Nous favorisons aussi la construction et la rénovation dans les centres-bourgs, afin de répondre aux besoins en logement des populations locales ou nouvelles, mais aussi parce que cela est essentiel pour soutenir l'attractivité et l'amélioration du cadre de vie des communes rurales.
Ainsi, nous avons lancé un appel à projets pour la revitalisation des centres-bourgs, au terme duquel nous avons sélectionné cinquante-quatre communes ; ma collègue Sylvia Pinel étudie en ce moment la possibilité d'étendre ce dispositif. Nous avons également élargi le bénéfice du prêt à taux zéro à l'achat de logements anciens, sous condition de travaux de rénovation, dans 6 000 communes rurales.
Ces actions, complétées par les cinquante mesures nouvelles annoncées le 13 mars dernier à l'issue du comité interministériel aux ruralités, prouvent l'engagement du Gouvernement en faveur du développement et de l'attractivité de nos territoires ruraux.
En ce qui concerne les règles d'urbanisme, je vous le répète, madame la sénatrice, l'établissement par les communes de documents d'urbanisme appropriés permettrait de résoudre les problèmes analogues à celui que vous avez exposé.
M. le président. La parole est à Mme Marie-Françoise Perol-Dumont.
Mme Marie-Françoise Perol-Dumont. Monsieur le secrétaire d'État, je prends acte de votre réponse, mais je regrette d'avoir à vous dire qu'elle ne me satisfait pas. En effet, à deux kilomètres de la commune où se trouve la propriété dont j'ai parlé, dans des communes de même type qui disposent ou non d'un document d'urbanisme, les services de la direction départementale des territoires font des applications différentes de la loi.
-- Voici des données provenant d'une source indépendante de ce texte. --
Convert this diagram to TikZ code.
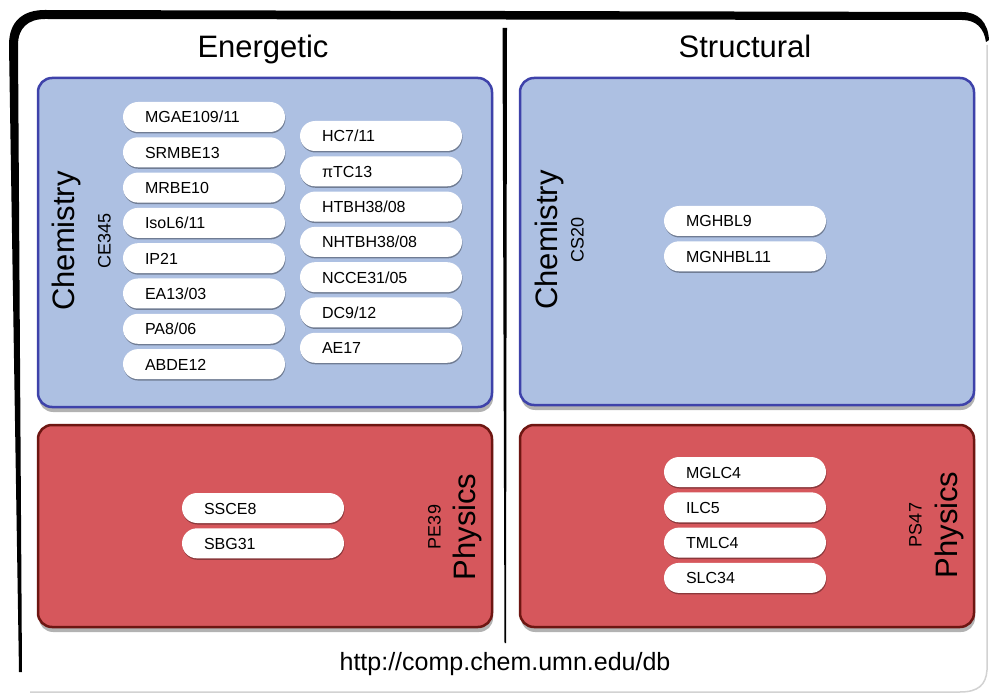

Je constate que les refus dont j'ai décrit un exemple, et qui sont à mon sens excessifs, sont perçus par les élus ruraux comme un coup de poignard porté à la ruralité, ce qui n'est pas l'esprit de la loi. Dès lors, je demande au Gouvernement d'examiner très précisément et avec la plus grande attention les situations dont je parle, et de veiller à l'application uniforme de la loi au sein d'une même région.